Soberanía alimentaria
El Estado colombiano invierte cerca de 10 billones de pesos anuales en provisión de comida para varios sectores de la nación. Los programas de primera infancia y los escolares, las fuerzas militares y la población carcelaria; y en menor medida, la asistencia social, comunitaria o de emergencia a poblaciones empobrecidas y necesitadas hacen que la distribución de alimentos sea uno de los principales cometidos de la institucionalidad para garantizar derechos.
Este hecho sería suficiente para que los productores de alimentos nacionales tuvieran asegurada su existencia económica, y no dependieran en absoluto de programas asistencialistas del Estado. Sin embargo, en uno de los mayores hechos de incoherencia institucional, y como si los alimentos tuvieran origen en las estanterías de las grandes superficies, el Estado compra la mayor parte de la comida a estas empresas, en vez de a los campesinos que son quienes la producen.
Buena parte del negocio se establece entre el Estado y las tiendas de grandes superficies, y configura una innecesaria intermediación en la que el productor de alimentos es pauperizado y excluido. Las compras a campesinos o productores locales quedan reducidas a una marginalidad del negocio, cuando debieran ser la fuente exclusiva en un país que, como Colombia, pudiera ser autosuficiente en materia de seguridad alimentaria.
Un claro ejemplo es el Programa de Alimentación Escolar que gestiona la Unidad Administrativa Especial de Alimentación Escolar (UAPA), en el que se invierten anualmente cerca de dos billones de pesos al año; de esos recursos que benefician de manera directa a más de 3.5 millones de estudiantes, por ley, tan solo el 30% se compra a productores locales.
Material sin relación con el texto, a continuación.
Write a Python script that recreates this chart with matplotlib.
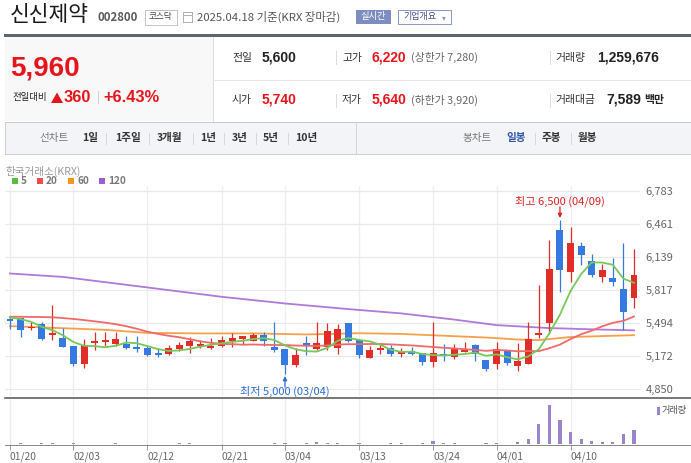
import matplotlib
matplotlib.use('Agg')
import matplotlib.pyplot as plt
from matplotlib.lines import Line2D
from matplotlib.patches import Rectangle, Polygon
import numpy as np

plt.rcParams['font.family'] = ['Noto Sans CJK KR', 'DejaVu Sans']

# ---------------- data ----------------
dates = ['01/20', '01/21', '01/22', '01/23', '01/24', '01/31',
         '02/03', '02/04', '02/05', '02/06', '02/07', '02/10', '02/11', '02/12', '02/13', '02/14',
         '02/17', '02/18', '02/19', '02/20', '02/21', '02/24', '02/25', '02/26', '02/27', '02/28',
         '03/04', '03/05', '03/06', '03/07', '03/10', '03/11', '03/12', '03/13', '03/14',
         '03/17', '03/18', '03/19', '03/20', '03/21', '03/24', '03/25', '03/26', '03/27', '03/28',
         '03/31', '04/01', '04/02', '04/03', '04/04', '04/07', '04/08', '04/09', '04/10', '04/11',
         '04/14', '04/15', '04/16', '04/17', '04/18']

open_ = [5534, 5544, 5447, 5486, 5381, 5349, 5271, 5099, 5301, 5310,
         5291, 5291, 5265, 5255, 5203, 5194, 5242, 5271, 5271, 5255,
         5271, 5320, 5340, 5320, 5379, 5261, 5242, 5089, 5301, 5242,
         5262, 5252, 5495, 5330, 5155, 5232, 5252, 5194, 5223, 5203,
         5116, 5194, 5167, 5216, 5281, 5135, 5096, 5230, 5077, 5099,
         5381, 5498, 6400, 5995, 6245, 6099, 5946, 5940, 5826, 5740]
high = [5566, 5550, 5502, 5502, 5670, 5447, 5271, 5342, 5408, 5408,
        5408, 5369, 5369, 5281, 5252, 5281, 5310, 5359, 5327, 5349,
        5369, 5398, 5369, 5398, 5408, 5505, 5242, 5252, 5369, 5505,
        5495, 5485, 5495, 5330, 5271, 5291, 5281, 5252, 5262, 5203,
        5505, 5291, 5291, 5310, 5291, 5135, 5307, 5230, 5298, 5502,
        5865, 6303, 6500, 6433, 6290, 6167, 6067, 6135, 6281, 6220]
low = [5434, 5359, 5430, 5335, 5333, 5265, 5080, 5060, 5235, 5271,
       5271, 5242, 5213, 5174, 5164, 5184, 5223, 5203, 5252, 5242,
       5261, 5261, 5291, 5320, 5271, 5216, 5000, 5070, 5184, 5232,
       5232, 5195, 5310, 5155, 5155, 5194, 5174, 5164, 5184, 5086,
       5067, 5126, 5145, 5216, 5128, 5031, 5050, 5089, 5031, 5096,
       5349, 5385, 5800, 5901, 6063, 5946, 5894, 5858, 5427, 5640]
close = [5518, 5430, 5459, 5342, 5388, 5265, 5099, 5281, 5320, 5333,
         5340, 5255, 5245, 5184, 5184, 5252, 5281, 5320, 5291, 5274,
         5330, 5349, 5369, 5379, 5320, 5235, 5089, 5184, 5281, 5301,
         5417, 5437, 5320, 5184, 5232, 5252, 5194, 5213, 5194, 5116,
         5203, 5174, 5249, 5226, 5191, 5045, 5242, 5109, 5122, 5336,
         5398, 6021, 6011, 6274, 6164, 5965, 6018, 5897, 5600, 5960]
volume = [30000, 120000, 30000, 120000, 120000, 30000, 120000, 30000, 30000, 30000,
          120000, 30000, 30000, 30000, 30000, 30000, 120000, 120000, 30000, 30000,
          30000, 30000, 30000, 30000, 30000, 120000, 120000, 30000, 120000, 220000,
          120000, 120000, 30000, 120000, 30000, 30000, 120000, 120000, 30000, 120000,
          310000, 120000, 120000, 30000, 30000, 120000, 120000, 30000, 220000, 410000,
          1760000, 3460000, 2110000, 1070000, 410000, 310000, 220000, 220000, 880000, 1259676]

ma5 = [5551, 5534, 5508, 5459, 5427, 5377, 5311, 5275, 5271, 5260,
       5275, 5306, 5299, 5271, 5242, 5224, 5229, 5244, 5266, 5284,
       5299, 5313, 5323, 5340, 5349, 5330, 5278, 5241, 5222, 5218,
       5254, 5324, 5351, 5332, 5318, 5285, 5236, 5215, 5217, 5194,
       5184, 5180, 5187, 5194, 5209, 5177, 5191, 5163, 5142, 5171,
       5241, 5397, 5578, 5808, 5974, 6087, 6086, 6064, 5929, 5888]
ma20 = [5557, 5557, 5556, 5555, 5552, 5545, 5536, 5525, 5513, 5500,
        5485, 5465, 5440, 5412, 5390, 5372, 5358, 5338, 5318, 5303,
        5294, 5290, 5285, 5287, 5284, 5282, 5282, 5277, 5275, 5273,
        5277, 5286, 5290, 5290, 5292, 5292, 5288, 5283, 5278, 5270,
        5263, 5255, 5249, 5241, 5235, 5225, 5233, 5229, 5221, 5223,
        5222, 5251, 5286, 5340, 5387, 5422, 5464, 5498, 5518, 5560]
ma60_day = [1, 5, 10, 14, 19, 24, 29, 34, 38, 43, 46, 49, 51, 54, 57, 60]
ma60 = [5466, 5450, 5430, 5400, 5395, 5395, 5385, 5397, 5390, 5368, 5355, 5336, 5330, 5360, 5369, 5378]
ma120_day = [1, 6, 14, 21, 27, 33, 38, 43, 47, 52, 56, 60]
ma120 = [5979, 5946, 5843, 5752, 5687, 5632, 5590, 5530, 5476, 5447, 5435, 5425]

price_ticks = [4850, 5172, 5494, 5817, 6139, 6461, 6783]
price_tick_labels = ['4,850', '5,172', '5,494', '5,817', '6,139', '6,461', '6,783']
date_ticks = ['01/20', '02/03', '02/12', '02/21', '03/04', '03/13', '03/24', '04/01', '04/10']

# ---------------- figure ----------------
W, H = 691, 463
fig = plt.figure(figsize=(W / 100, H / 100), dpi=100)
fig.patch.set_facecolor('white')

RED = '#e8141b'
UP = '#e12d27'
DOWN = '#3679e0'


def fx(x):
    return x / W


def fy(y):
    return 1 - y / H


def text(x, y, s, size, color='#333', weight='normal', ha='left', va='center', family=None):
    kw = {}
    if family:
        kw['family'] = family
    fig.text(fx(x), fy(y), s, fontsize=size, color=color, fontweight=weight,
             ha=ha, va=va, **kw)


def hline(x0, x1, y, color, lw=1.0):
    fig.add_artist(Line2D([fx(x0), fx(x1)], [fy(y), fy(y)], color=color,
                          lw=lw * 0.72, transform=fig.transFigure))


def vline(x, y0, y1, color, lw=1.0):
    fig.add_artist(Line2D([fx(x), fx(x)], [fy(y0), fy(y1)], color=color,
                          lw=lw * 0.72, transform=fig.transFigure))


def rect(x0, y0, x1, y1, fc='none', ec='none', lw=1.0):
    fig.add_artist(Rectangle((fx(x0), fy(y1)), (x1 - x0) / W, (y1 - y0) / H,
                             transform=fig.transFigure, facecolor=fc,
                             edgecolor=ec, lw=lw * 0.72))


LIB = ['Liberation Sans', 'DejaVu Sans']

# header
text(10, 15, '신신제약', 15.5, '#1a1a1a')
text(98, 17.5, '002800', 8.2, '#5a5a5a', 'bold')
rect(144.5, 9.5, 176.5, 24.5, fc='white', ec='#c4c4c4')
text(160.5, 17, '코스닥', 6.2, '#444', ha='center')
rect(183.5, 12.5, 191.5, 21.5, fc='white', ec='#b0b0b0')
hline(183.5, 191.5, 14.5, '#b0b0b0')
text(197, 17, '2025.04.18 기준(KRX 장마감)', 8.2, '#555')
rect(356, 10.5, 391, 24, fc='#7d8dc0')
text(373.5, 17, '실시간', 6.7, 'white', ha='center')
rect(397.5, 10.5, 450.5, 24, fc='white', ec='#8a9acb')
text(403, 17, '기업개요', 6.5, '#3d4f8f')
text(443.5, 17.5, '▾', 5.5, '#8a9acb', ha='center', family='DejaVu Sans')
hline(5, 691, 35, '#5e6470', lw=3)

# info box
rect(5, 36.5, 213, 121.5, fc='#f8f8f8')
vline(213, 36.5, 121.5, '#dcdcdc')
text(10.5, 68, '5,960', 20, RED, 'bold', family=LIB)
text(12, 97.5, '전일대비', 6.8, '#222')
fig.add_artist(Polygon([[fx(51), fy(103)], [fx(63), fy(103)], [fx(57), fy(92.5)]],
                       closed=True, transform=fig.transFigure, facecolor=RED,
                       edgecolor='none'))
text(63.5, 97, '360', 11.8, RED, 'bold', family=LIB)
vline(97.5, 91, 103, '#d0d0d0')
text(103.5, 97, '+6.43%', 11.8, RED, 'bold', family=LIB)

# row 1
text(232, 57.5, '전일', 7.8, '#333')
text(262, 57.5, '5,600', 10, '#222', 'bold', family=LIB)
vline(336, 51, 64, '#dddddd')
text(342, 57.5, '고가', 7.8, '#333')
text(372, 57.5, '6,220', 10, RED, 'bold', family=LIB)
text(411, 57.5, '(상한가 7,280)', 7.8, '#666')
vline(550, 51, 64, '#dddddd')
text(555, 57.5, '거래량', 7.8, '#333')
text(597, 57.5, '1,259,676', 10, '#222', 'bold', family=LIB)
hline(213, 691, 79.5, '#e6e6e6')
# row 2
text(232, 100, '시가', 7.8, '#333')
text(262, 100, '5,740', 10, RED, 'bold', family=LIB)
vline(336, 93.5, 106.5, '#dddddd')
text(342, 100, '저가', 7.8, '#333')
text(372, 100, '5,640', 10, RED, 'bold', family=LIB)
text(411, 100, '(하한가 3,920)', 7.8, '#666')
vline(550, 93.5, 106.5, '#dddddd')
text(555, 100, '거래대금', 7.8, '#333')
text(606, 100, '7,589', 10, '#222', 'bold', family=LIB)
text(644, 100, '백만', 7.8, '#222', 'bold')

# tab bar
rect(5, 122, 691, 153.5, fc='#f3f4f7')
hline(5, 691, 121.8, '#c9c9c9')
hline(5, 691, 153.5, '#cfcfcf')
vline(5.5, 122, 153.5, '#cfcfcf')
vline(356, 122, 153.5, '#d5d5d5')
text(39, 138, '선차트', 7.6, '#777')
for xx, s in [(82, '1일'), (115, '1주일'), (157, '3개월'), (200, '1년'), (232, '3년'),
              (263, '5년'), (295, '10년')]:
    text(xx, 138, s, 7.6, '#333', 'bold')
for xx in [106, 149, 193, 224, 256, 288]:
    vline(xx, 132.5, 143.5, '#d8d8d8')
text(462, 138, '봉차트', 7.6, '#777')
text(506, 138, '일봉', 7.6, '#3355a8', 'bold')
text(542, 138, '주봉', 7.6, '#333', 'bold')
text(578, 138, '월봉', 7.6, '#333', 'bold')
for xx in [534.5, 570.5]:
    vline(xx, 132.5, 143.5, '#d8d8d8')

# chart labels / legend
text(5, 171.5, '한국거래소(KRX)', 7.6, '#9a9a9a')
legend = [(12, '#5bbd3f', '5'), (36.7, '#ef4b4b', '20'), (68, '#f7941d', '60'), (99, '#9b5fcf', '120')]
for xx, c, s in legend:
    rect(xx, 178, xx + 6, 184, fc=c)
    text(xx + 9, 181, s, 7.2, '#777', 'bold')

# ---------------- price axes ----------------
n = len(dates)
idx = np.arange(n)
o = np.array(open_, float)
c = np.array(close, float)
h = np.array(high, float)
l = np.array(low, float)
up = c >= o
cols = np.where(up, UP, DOWN)

PX_PER_DAY = 624 / 59
x_left = -5 / PX_PER_DAY
x_right = 59 + 6 / PX_PER_DAY

ax = fig.add_axes([fx(5), fy(396), 635 / W, 210 / H])
ax.set_xlim(x_left, x_right)
ax.set_ylim(4785, 6832)
for s in ax.spines.values():
    s.set_visible(False)
tick_idx = [dates.index(d) for d in date_ticks]
ax.set_xticks(tick_idx)
ax.set_xticklabels([])
ax.tick_params(axis='x', length=0)
ax.set_yticks(price_ticks)
ax.set_yticklabels(price_tick_labels)
ax.yaxis.tick_right()
ax.tick_params(axis='y', length=0, pad=4, labelsize=8, labelcolor='#666')
ax.grid(axis='y', color='#e9e9e9', lw=0.9)
ax.grid(axis='x', color='#eeeeee', lw=0.9)
ax.set_axisbelow(True)

ax.plot(np.array(ma120_day) - 1, ma120, color='#b07ad8', lw=1.3, zorder=2)
ax.plot(np.array(ma60_day) - 1, ma60, color='#f7a04a', lw=1.3, zorder=2)

ax.vlines(idx, l, h, colors=cols, lw=0.9, zorder=3)
body_h = np.maximum(np.abs(c - o), 14)
ax.bar(idx, body_h, bottom=np.minimum(o, c), width=0.66, color=cols,
       edgecolor='none', zorder=4)

ax.plot(idx, ma20, color='#f06a6a', lw=1.3, zorder=5)
ax.plot(idx, ma5, color='#77c75a', lw=1.3, zorder=5)

imax = int(np.argmax(h))
imin = int(np.argmin(l))
ax.annotate('', xy=(imax, h[imax]), xytext=(0, 9.5), textcoords='offset points',
            arrowprops=dict(arrowstyle='-|>', color='#e02020', lw=0.9, shrinkA=0,
                            shrinkB=1.5, mutation_scale=6), zorder=6)
ax.annotate('최고 {:,} ({})'.format(int(h[imax]), dates[imax]), xy=(imax, h[imax]),
            xytext=(0, 13.8), textcoords='offset points', ha='center', va='center',
            fontsize=8, color='#e02020', zorder=6)
ax.annotate('', xy=(imin, l[imin]), xytext=(0, -9.5), textcoords='offset points',
            arrowprops=dict(arrowstyle='-|>', color='#2a6fd6', lw=0.9, shrinkA=0,
                            shrinkB=1.5, mutation_scale=6), zorder=6)
ax.annotate('최저 {:,} ({})'.format(int(l[imin]), dates[imin]), xy=(imin, l[imin]),
            xytext=(0, -12.2), textcoords='offset points', ha='center', va='center',
            fontsize=8, color='#2a6fd6', zorder=6)

hline(5, 691, 397.5, '#5a5a5a', lw=1.6)

# ---------------- volume axes ----------------
axv = fig.add_axes([fx(5), fy(444), 635 / W, 45.5 / H])
axv.set_xlim(x_left, x_right)
axv.set_ylim(0, 4080000)
for s in axv.spines.values():
    s.set_visible(False)
axv.set_yticks([])
axv.set_xticks(tick_idx)
axv.set_xticklabels(date_ticks, ha='left')
axv.tick_params(axis='x', length=4, width=0.7, color='#999', pad=1.5,
                labelsize=7.4, labelcolor='#666')
axv.grid(axis='x', color='#eeeeee', lw=0.9)
axv.set_axisbelow(True)
axv.bar(idx, volume, width=0.3, color='#9b84c9', edgecolor='none')
hline(5, 691, 444.5, '#8a8a8a', lw=1)

rect(656.5, 406.5, 659.5, 414.5, fc='#9b84c9')
text(662, 410.5, '거래량', 6.6, '#555')

fig.savefig('out.png', dpi=100)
Que, en la mayoría de los casos, son intermediados por pulpos comercializadores que se quedan con buena parte de las ganancias de un negocio, que para el campesino termina siendo leonino.
Lo cierto, es que con los recursos públicos para comprar comida se están beneficiando en negocios millonarios empresas de grandes superficies nacionales y foráneas, que no producen alimentos. Lo cual no sería contradictorio ni relevante, si el campesinado en Colombia, por millones, no estuviera en condiciones de extrema exclusión y empobrecimiento. Una decisión política básica para cualquier gobierno que tenga como consigna la justicia social sería comprarle de manera directa a las asociaciones campesinas, consejos comunitarios de comunidades negras, cabildos y resguardos indígenas y a productores locales la comida para garantizar los derechos de las poblaciones que el Estado debe alimentar.
Lo marginal en el negocio debería ser la compra a grandes superficies. La adquisición de alimentos foráneos que no hacen parte de la canasta alimentaria básica de los territorios. En ese sentido, hablar de abrirle mercados extranjeros a la producción local es un contrasentido, cuando internamente están cerrados por privilegiar a poderosas tiendas comercializadoras de alimentos que no dignifican al productor local, y que en muchos casos, se apropian de su producto empaquetándolo con marcas propias para excluirlo del negocio.
El Estado debería comprarle los alimentos a quien los produce. Esta transformación debe constituirse en un propósito nacional; que, dicho sea de paso, materializaría la seguridad alimentaria que tanto cacarean desde la institucionalidad. Fortalecer al campesinado en un país con vocación agrícola es un acto político que le quitaría la incidencia a las élites y pondría la soberanía de las decisiones políticas en el Pueblo empoderado económicamente.